The first thing we would emphasize is not to get discouraged. Know the rules and ask questions about them. And understand, when you go to compete, you will lose. In the beginning, you might lose a lot. It's important to go in with an attitude of learning. Of course you don't plan to lose, you're confident. But when you do lose, you don't get discouraged, you begin to pick apart the game and learn from your loss. How teams handle loss will dictate their future success. Muddy Water Boys first game in the UWL, we didn't know about the Hooch, and we walked past it multiple times. We ended up losing by 1 point, 64 to 65, with three of our guys standing within 10 feet of the enemies home flag at game end too. They didn't have watches on, so they were unaware that time was almost out. What did we learn, to have watches and know the rules! If you don't, you could be the more dominant team on the field and still suffer defeat.
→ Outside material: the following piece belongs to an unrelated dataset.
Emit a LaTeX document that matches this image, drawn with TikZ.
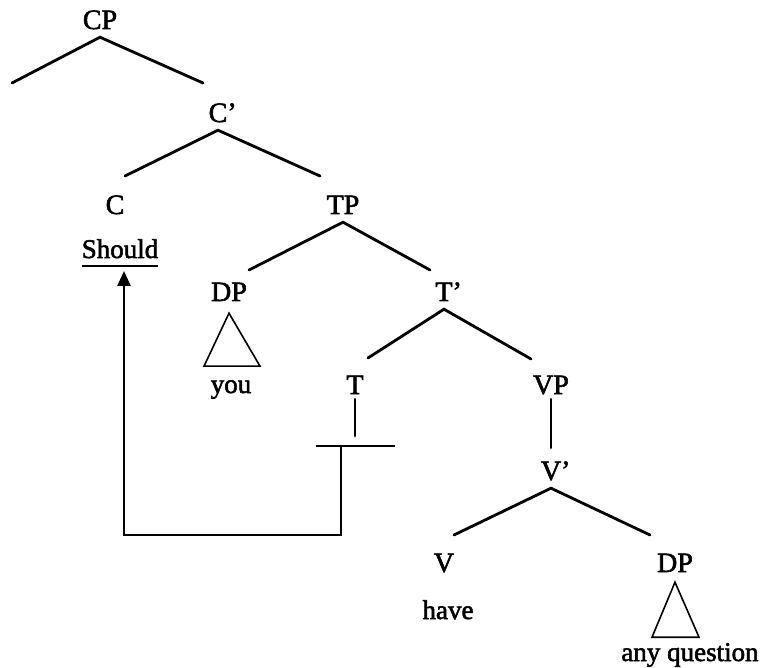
\documentclass[tikz,border=0pt]{standalone}
\usepackage{fontspec}
\setmainfont{Liberation Serif}
\newfontfamily\treefont{Liberation Serif}[FakeBold=2]
\usetikzlibrary{arrows.meta}

\tikzset{
  cat/.style={font=\treefont\fontsize{28}{30}\selectfont, inner xsep=0pt, inner ysep=8pt,
    text height=18pt, text depth=0pt},
  word/.style={font=\treefont\fontsize{27}{30}\selectfont, inner sep=0pt, anchor=base},
  branch/.style={line width=2.8pt, line cap=round},
  roof/.style={line width=1.6pt, line join=miter},
  move/.style={line width=2.8pt, line join=miter, -{Triangle[width=13pt,length=15pt]}},
}

\begin{document}
\begin{tikzpicture}[x=1pt,y=-1pt]
\useasboundingbox (0,0) rectangle (766,668);
% labels
\node[cat] (cp) at (100,20) {CP};
\node[cat] (cbar) at (218,113) {C\rlap{’}};
\node[cat] (c) at (115,205) {C};
\node[cat] (tp) at (343,205) {TP};
\node[word] (should) at (120,258) {Should};
\node[cat] (dp1) at (229,292) {DP};
\node[cat] (tbar) at (444,292) {T\rlap{’}};
\node[word] (you) at (231,393) {you};
\node[cat] (t) at (355,385) {T};
\node[cat] (vp) at (551,385) {VP};
\node[cat] (vbar) at (551,471) {V\rlap{’}};
\node[cat] (v) at (444,563) {V};
\node[cat] (dp2) at (675,563) {DP};
\node[word] (have) at (448,619) {have};
\node[word] (anyq) at (690,661) {any question};

% branch ends
\coordinate (cp-l) at (12,83);
\coordinate (cp-r) at (203,83);
\coordinate (cbar-l) at (125,176);
\coordinate (cbar-r) at (320,176);
\coordinate (tp-l) at (249,270);
\coordinate (tp-r) at (430,270);
\coordinate (tbar-l) at (368,358);
\coordinate (tbar-r) at (531,359);
\coordinate (vbar-l) at (454,535);
\coordinate (vbar-r) at (650,535);
\coordinate (t-end) at (355,436);
\coordinate (trace) at (341,446);
\coordinate (landing) at (124,271);

% branches
\draw[branch] (cp-l) -- (cp.south) -- (cp-r);
\draw[branch] (cbar-l) -- (cbar.south) -- (cbar-r);
\draw[branch] (tp-l) -- (tp.south) -- (tp-r);
\draw[branch] (tbar-l) -- (tbar.south) -- (tbar-r);
\draw[branch] (vbar-l) -- (vbar.south) -- (vbar-r);
\draw[branch, shorten <=-3pt, shorten >=6pt] (vp.south) -- (vbar.north);
\draw[branch, shorten <=-3pt] (t.south) -- (t-end);

% roofs
\draw[roof] ([shift={(0,4)}]dp1.south) -- ++(-25,53) -- ++(56,0) -- cycle;
\draw[roof] ([shift={(0,2)}]dp2.south) -- ++(-23,55) -- ++(47,0) -- cycle;

% underline and trace
\draw[roof] ([shift={(0,8)}]should.base west) -- ([shift={(0,8)}]should.base east);
\draw[roof] (316,446) -- (395,446);

% head movement
\draw[move] (trace) -- (341,535) -| (landing);
\end{tikzpicture}
\end{document}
Have some practices. Period. Focus them on UWL play. Every day at your local field, or wherever you end up playing, no matter the game type, always try to play with your prospective UWL teammates. Even a simple TDM or capture the flag game with rec players can be a chemistry building experience for you and your squad. Never miss out on little opportunities to grow together, on and off the field. Scenario teams: join the Tactical division, no matter how good you think you are. Tactical is a good spot for squads new to tournaments, and veterans working on their game to take it to the next step. It will lower the discouragement factor and increase the fun too.
Contact other teams that have played UWL. There are a lot of other groups that have made the same transition from scenario to tournament play. Find out the mistakes they made, chat them up, heck go play against them or with them. But there are a lot of good people in the paintball community, and the UWL community in particular that would be happy to give advice. MWB is always willing to help where we can.
Give it a try. You might just like it.